105 essences répertoriées
Autant d’éléments qui vont permettre à « Sol Climat Forêt » de proposer une liste d’essences d’arbres qui pourraient être plantées sur cette parcelle. « On a rentré 105 essences avec leurs caractéristiques dans l’outil. Le rôle du conseiller (ils sont 170 à la CFBL) est ensuite d’échanger avec le propriétaire sur ses besoins, ses attentes … de croiser avec les contraintes techniques du terrain aussi », précise Michel Moulin qui explique pourquoi 105 essences ont été recensées : « Parce qu’on ne joue pas aux apprentis sorciers en forêt, on ne va pas planter n’importe quoi, on n’a pas intégré d’essences qui impactent l’environnement et il faut quand même que ce soit des arbres qui offrent une production de bois. »

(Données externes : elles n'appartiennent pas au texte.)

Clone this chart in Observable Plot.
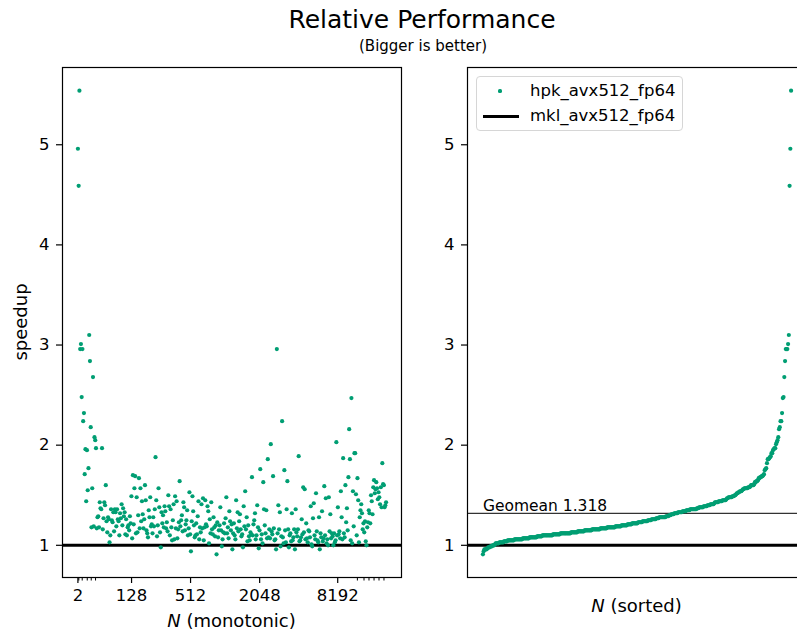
<!DOCTYPE html>
<html><head><meta charset="utf-8">
<script src="https://cdn.jsdelivr.net/npm/d3@7"></script>
<script src="https://cdn.jsdelivr.net/npm/@observablehq/plot@0.6"></script>
<style>
html,body{margin:0;padding:0;background:#fff;}
body{width:797px;height:635px;overflow:hidden;font-family:"DejaVu Sans",sans-serif;}
#fig{position:relative;width:797px;height:635px;overflow:hidden;}
.abs{position:absolute;white-space:nowrap;color:#000;line-height:1;}
</style></head><body><div id="fig"></div>
<script>
// speedup of hpk vs mkl, in order of N (monotonic)
const speedup = [
4.96,4.59,5.54,2.96,3.01,2.48,2.96,2.24,2.32,1.71,1.96,1.44,1.95,1.55,1.77,3.10,2.84,2.18,1.18,1.57,2.68,1.19,2.08,2.05,1.97,1.17,1.28,1.29,1.18,1.43,1.37,1.36,1.97,1.16,1.27,1.43,1.40,1.60,1.24,1.13,1.28,1.26,1.03,1.10,1.36,1.25,1.23,1.33,1.14,1.36,1.33,1.19,1.36,1.26,1.24,1.10,1.32,1.27,1.41,1.20,1.37,1.29,1.33,1.11,
1.26,1.10,1.18,1.20,1.15,1.29,1.22,1.49,1.07,1.70,1.21,1.57,1.69,1.12,1.48,1.13,1.30,1.67,1.17,1.57,1.24,1.44,1.31,1.17,1.26,1.60,1.45,1.15,1.12,1.08,1.35,1.28,1.48,1.19,1.21,1.12,1.28,1.19,1.36,1.88,1.45,1.09,1.20,1.57,1.38,1.13,0.98,1.33,1.22,1.30,1.18,1.39,1.34,1.17,1.23,1.14,1.50,1.39,1.10,1.36,1.18,1.05,1.25,1.41,1.06,1.49,1.17,1.44,1.07,1.16,1.23,1.64,
1.19,1.25,1.30,1.14,1.43,1.38,1.15,1.21,1.25,1.35,1.10,1.17,1.53,1.11,0.94,1.24,1.49,1.34,1.20,1.08,1.10,1.22,1.11,1.29,1.44,1.06,1.18,1.13,1.41,1.17,1.47,1.05,1.18,1.45,1.21,1.19,1.39,1.34,1.02,1.26,1.12,1.43,1.16,1.11,1.28,1.18,1.09,1.20,0.91,1.23,1.08,1.15,1.20,1.38,1.15,0.99,1.06,1.13,1.22,1.12,1.27,1.48,1.12,1.18,1.07,1.34,1.24,1.15,1.21,0.96,
1.12,1.22,1.10,1.06,1.45,1.17,1.33,1.14,1.24,1.31,1.16,1.09,1.11,0.98,1.39,1.19,1.54,1.16,1.28,1.04,1.20,1.09,1.05,1.13,1.11,1.68,1.10,1.21,1.25,1.32,1.06,1.10,1.40,1.18,0.97,1.15,1.76,1.06,1.11,1.02,1.63,1.36,1.20,1.12,1.35,1.07,1.86,1.08,1.16,1.07,2.01,1.14,1.11,1.69,1.17,1.05,1.06,0.96,2.96,1.12,1.40,1.16,1.33,0.99,1.09,2.24,1.08,1.02,1.75,1.15,1.03,1.36,1.64,
1.16,0.98,1.10,1.12,1.04,1.32,1.05,1.08,1.16,0.96,1.36,1.13,1.09,1.16,1.89,1.04,1.05,1.08,1.26,1.11,1.58,1.13,1.56,1.06,1.22,1.07,1.03,1.15,1.14,1.08,1.39,1.01,0.99,1.27,1.42,1.10,1.06,1.52,1.14,1.05,1.03,1.28,0.96,1.12,1.08,1.34,1.04,1.07,1.59,1.10,1.47,1.02,1.06,1.00,1.48,1.14,1.31,1.07,1.12,1.09,1.00,1.12,1.03,1.05,2.03,1.10,1.38,1.11,1.14,1.07,1.54,1.28,
1.06,1.87,1.12,1.08,1.60,1.23,1.37,1.15,1.68,2.16,1.86,1.05,2.47,1.02,1.54,1.19,1.92,1.92,1.51,1.10,1.67,1.45,1.03,1.28,1.35,1.41,1.32,1.16,1.22,1.13,1.24,1.04,1.00,1.18,1.23,1.35,1.32,1.22,1.50,1.44,1.31,1.58,1.65,1.52,1.56,1.63,1.57,1.46,1.53,1.48,1.41,1.58,1.38,1.82,1.61,1.60,1.38,1.40,1.43
];
// x-axis ticks (position in the sequence of N values) and their labels
const xTickIndex = [0, 71.2, 149.5, 241.2, 344.8];
const xTickLabels = ["2", "128", "512", "2048", "8192"];
const xMinorIndex = [1.2, 5.7, 12.4, 17.7, 23.4, 370.9, 379.7, 386.3, 393.0, 399.6, 406.2];
const yTicks = [1, 2, 3, 4, 5];
const baseline = 1;      // mkl_avx512_fp64 reference
const geomean = 1.318;
const seriesNames = ["hpk_avx512_fp64", "mkl_avx512_fp64"];
const titleText = "Relative Performance";
const subtitleText = "(Bigger is better)";
const yLabel = "speedup";
const xLabelLeft = " (monotonic)";
const xLabelRight = " (sorted)";

const green = "#009E73";
const n = speedup.length;
const pts = speedup.map((v, i) => ({i, v}));
const sorted = speedup.slice().sort((a, b) => a - b).map((v, i) => ({i, v}));
const lo = d3.min(speedup), hi = d3.max(speedup), pad = (hi - lo) * 0.05;
const yDomain = [lo - pad, hi + pad];
const xDomain = [-(n - 1) * 0.05, (n - 1) * 1.05];
const fig = document.getElementById("fig");
const svgStyle = {background: "transparent", fontFamily: "DejaVu Sans", fontSize: "16.5px", color: "#000", overflow: "visible"};
const yAxisOpts = {anchor: "left", tickSize: 6, tickPadding: 7, strokeWidth: 1.2, fontSize: 16.5, label: null, tickFormat: d => String(d)};

const left = Plot.plot({
  width: 420, height: 635,
  marginLeft: 62, marginRight: 19, marginTop: 67, marginBottom: 58,
  style: svgStyle,
  x: {domain: xDomain, axis: null},
  y: {domain: yDomain, axis: null},
  marks: [
    Plot.ruleY([baseline], {stroke: "#000", strokeWidth: 3}),
    Plot.dot(pts, {x: "i", y: "v", r: 2.1, fill: green, stroke: "none"}),
    Plot.frame({stroke: "#000", strokeWidth: 1.2}),
    Plot.axisY(yTicks, yAxisOpts),
    Plot.axisX(xTickIndex, {anchor: "bottom", tickSize: 6, tickPadding: 6, strokeWidth: 1.2, fontSize: 16.5, label: null,
      tickFormat: d => xTickLabels[xTickIndex.indexOf(d)]}),
    Plot.axisX(xMinorIndex, {anchor: "bottom", tickSize: 3.5, strokeWidth: 1, label: null, tickFormat: () => ""})
  ]
});
left.style.position = "absolute"; left.style.left = "0px"; left.style.top = "0px";
fig.appendChild(left);

const right = Plot.plot({
  width: 396, height: 635,
  marginLeft: 47, marginRight: 10, marginTop: 67, marginBottom: 58,
  style: svgStyle,
  x: {domain: xDomain, axis: null},
  y: {domain: yDomain, axis: null},
  marks: [
    Plot.ruleY([geomean], {stroke: "#333", strokeWidth: 1.2}),
    Plot.ruleY([baseline], {stroke: "#000", strokeWidth: 3}),
    Plot.dot(sorted, {x: "i", y: "v", r: 2.1, fill: green, stroke: "none"}),
    Plot.text([geomean], {x: 0, y: d => d, text: d => `Geomean ${d.toFixed(3)}`, textAnchor: "start", lineAnchor: "bottom", dy: -2, fontSize: 15.5, fill: "#000"}),
    Plot.frame({stroke: "#000", strokeWidth: 1.2}),
    Plot.axisY(yTicks, yAxisOpts)
  ]
});
right.style.position = "absolute"; right.style.left = "420px"; right.style.top = "0px";
fig.appendChild(right);

function label(html, x, y, size, rotate) {
  const d = document.createElement("div");
  d.className = "abs";
  d.style.left = x + "px"; d.style.top = y + "px";
  d.style.fontSize = size + "px";
  d.style.transform = `translate(-50%,-50%)` + (rotate ? ` rotate(${rotate}deg)` : "");
  d.innerHTML = html;
  fig.appendChild(d);
  return d;
}
label(titleText, 422, 19, 25);
label(subtitleText, 423, 46, 15);
label(yLabel, 21, 322, 18, -90);
label(`<i>N</i>${xLabelLeft}`, 231.5, 621, 18);
label(`<i>N</i>${xLabelRight}`, 636.5, 606, 18);

// legend
const lg = document.createElement("div");
lg.className = "abs";
Object.assign(lg.style, {left: "476px", top: "76px", width: "207px", height: "55px", boxSizing: "border-box",
  border: "1px solid #d6d6d6", borderRadius: "4px", background: "rgba(255,255,255,0.85)"});
fig.appendChild(lg);
const rows = [{y: 14, kind: "dot"}, {y: 39, kind: "line"}];
rows.forEach((r, k) => {
  const sw = document.createElement("div");
  sw.style.position = "absolute";
  if (r.kind === "dot") {
    Object.assign(sw.style, {left: (23 - 1.6) + "px", top: (r.y - 1.6) + "px", width: "3.2px", height: "3.2px", borderRadius: "50%", background: green});
  } else {
    Object.assign(sw.style, {left: "5.5px", top: (r.y - 1.5) + "px", width: "36px", height: "3px", background: "#000"});
  }
  lg.appendChild(sw);
  const t = document.createElement("div");
  Object.assign(t.style, {position: "absolute", left: "53px", top: r.y + "px", transform: "translateY(-50%)", fontSize: "16.5px", lineHeight: "1"});
  t.textContent = seriesNames[k];
  lg.appendChild(t);
});
</script></body></html>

L’idée aussi est d’inciter le propriétaire forestier à diversifier sa forêt. « Par exemple, si j’ai 7 hectares à reboiser, je peux faire 4 hectares de douglas puis deux autres essences différentes pour les 3 autres hectares. Comme ça, si on se rend compte qu’une essence n’est pas adaptée ou a un souci, on sauve les autres. Le mélange apporte de la résilience », concluent Michel Moulin et Nicolas Hélary en rejoignant la sortie du bois.
Pour plus d’informations sur cet outil, rendez-vous sur le site de la CFBL.
Petite note de contexte…
Chez Actus Limousin, on a beau être « du coin » et adorer les promenades en forêt (surtout pour y chercher des champignons !), on doit bien avouer qu’en vrai, on y connait pas grand chose à la gestion forestière, sujet particulièrement clivant sur notre territoire… Il nous est impossible de déterminer si l’outil développé par la CFBL est pertinent d’un point de vue scientifique mais la démarche d’anticipation nous semble en tout cas bien plus intéressante que le déni…
Si vous voulez avoir une vision neutre de ce qui attend la forêt française avec le changement climatique, on vous conseille d’aller faire un tour sur l’outil « Nos forêts demain » développé par la société « Development Seed » qui permet de visualiser, à différentes échéances et selon différents scénarios climatiques, la capacité à s’adapter ou non de plusieurs espèces d’arbres et dans différentes régions du globe.